## WHAT IS EXPECTED
Exactly retype the lines from the top of the data through the line containing "n_days = 78", leaving out every picture.

## RECORDED DATA
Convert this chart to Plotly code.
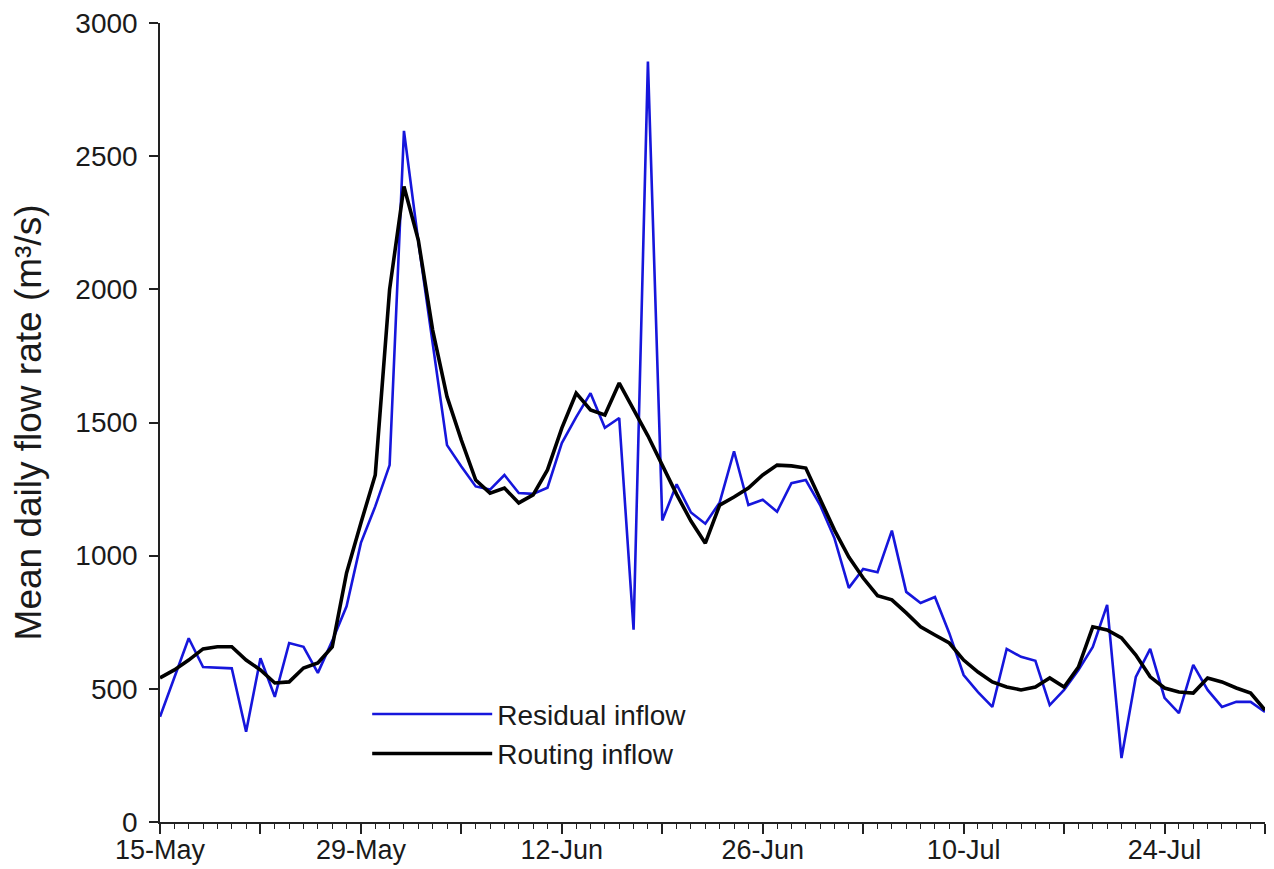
import pandas as pd
import plotly.graph_objects as go

# ---- data (daily values, 15-May to 31-Jul) ----
start_date = "2020-05-15"
n_days = 78

residual_inflow = [
    395, 545, 690, 582, 580, 577, 339, 615, 470, 672,
    658, 560, 680, 810, 1048, 1185, 1340, 2595, 2180, 1800,
    1415, 1335, 1260, 1248, 1303, 1235, 1232, 1255, 1423, 1520,
    1610, 1480, 1517, 722, 2855, 1132, 1268, 1162, 1120, 1200,
    1392, 1190, 1210, 1165, 1272, 1284, 1190, 1065, 879, 950,
    938, 1094, 864, 822, 845, 709, 552, 488, 432, 650,
    620, 605, 439, 496, 571, 657, 815, 240, 545, 650,
    466, 409, 590, 496, 432, 451, 451, 413,
]

routing_inflow = [
    541, 571, 608, 650, 658, 658, 608, 571, 522, 526,
    578, 597, 657, 935, 1123, 1303, 2000, 2386, 2185, 1847,
    1597, 1434, 1284, 1235, 1254, 1198, 1228, 1322, 1479, 1610,
    1547, 1528, 1648, 1550, 1450, 1340, 1230, 1130, 1047, 1190,
    1220, 1254, 1303, 1340, 1337, 1329, 1209, 1096, 995, 916,
    850, 834, 785, 733, 702, 672, 608, 563, 526, 507,
    496, 507, 541, 507, 582, 733, 721, 691, 627, 545,
    503, 488, 484, 541, 526, 503, 484, 420,
]

series_names = ["Residual inflow", "Routing inflow"]
tick_labels = ["15-May", "29-May", "12-Jun", "26-Jun", "10-Jul", "24-Jul"]
y_ticks = [0, 500, 1000, 1500, 2000, 2500, 3000]

dates = pd.date_range(start_date, periods=n_days, freq="D")

# major ticks every 7 days, labelled every 14 days
tick_dates = pd.date_range(start_date, periods=12, freq="7D")
tick_text = []
for i in range(len(tick_dates)):
    tick_text.append(tick_labels[i // 2] if i % 2 == 0 else "")

FONT = "Liberation Sans, Arial, sans-serif"
TXT = "#1a1a1a"

fig = go.Figure()
fig.add_trace(go.Scatter(
    x=dates, y=residual_inflow, mode="lines", name=series_names[0],
    line=dict(color="#1616dc", width=2.6),
))
fig.add_trace(go.Scatter(
    x=dates, y=routing_inflow, mode="lines", name=series_names[1],
    line=dict(color="#000000", width=3.6),
))

fig.update_layout(
    width=1274, height=869,
    margin=dict(l=160, r=9, t=23, b=47, autoexpand=False),
    paper_bgcolor="white", plot_bgcolor="white",
    font=dict(family=FONT, color=TXT),
    showlegend=True,
    legend=dict(
        x=0.1875, y=0.166, xanchor="left", yanchor="top",
        bgcolor="rgba(0,0,0,0)", font=dict(size=28, family=FONT, color=TXT),
        itemwidth=120, tracegroupgap=0,
    ),
)

fig.update_xaxes(
    type="date", automargin=False,
    range=[dates[0], dates[-1]],
    tickmode="array", tickvals=tick_dates, ticktext=tick_text,
    ticks="outside", ticklen=10, tickwidth=1.5, tickcolor="#222",
    minor=dict(dtick=86400000, ticks="outside", ticklen=5, tickwidth=1.2, tickcolor="#222", showgrid=False),
    showline=True, linecolor="#222", linewidth=1.5,
    showgrid=False, zeroline=False,
    tickfont=dict(size=27, family=FONT, color=TXT),
    ticklabelstandoff=-7,
)
fig.update_yaxes(
    automargin=False,
    range=[0, 3000],
    tickmode="array", tickvals=y_ticks,
    ticks="outside", ticklen=9, tickwidth=1.5, tickcolor="#222",
    showline=True, linecolor="#222", linewidth=1.5,
    showgrid=False, zeroline=False,
    tickfont=dict(size=28, family=FONT, color=TXT),
    ticklabelstandoff=6,
    title=dict(text="Mean daily flow rate (m³/s)", font=dict(size=37, family=FONT, color=TXT), standoff=22),
)

fig.write_html(
    "out.html",
    config={"displayModeBar": False},
    post_script="document.body.style.margin='0';document.documentElement.style.overflow='hidden';",
)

## RESULT
Convert this chart to Plotly code.
import pandas as pd
import plotly.graph_objects as go

# ---- data (daily values, 15-May to 31-Jul) ----
start_date = "2020-05-15"
n_days = 78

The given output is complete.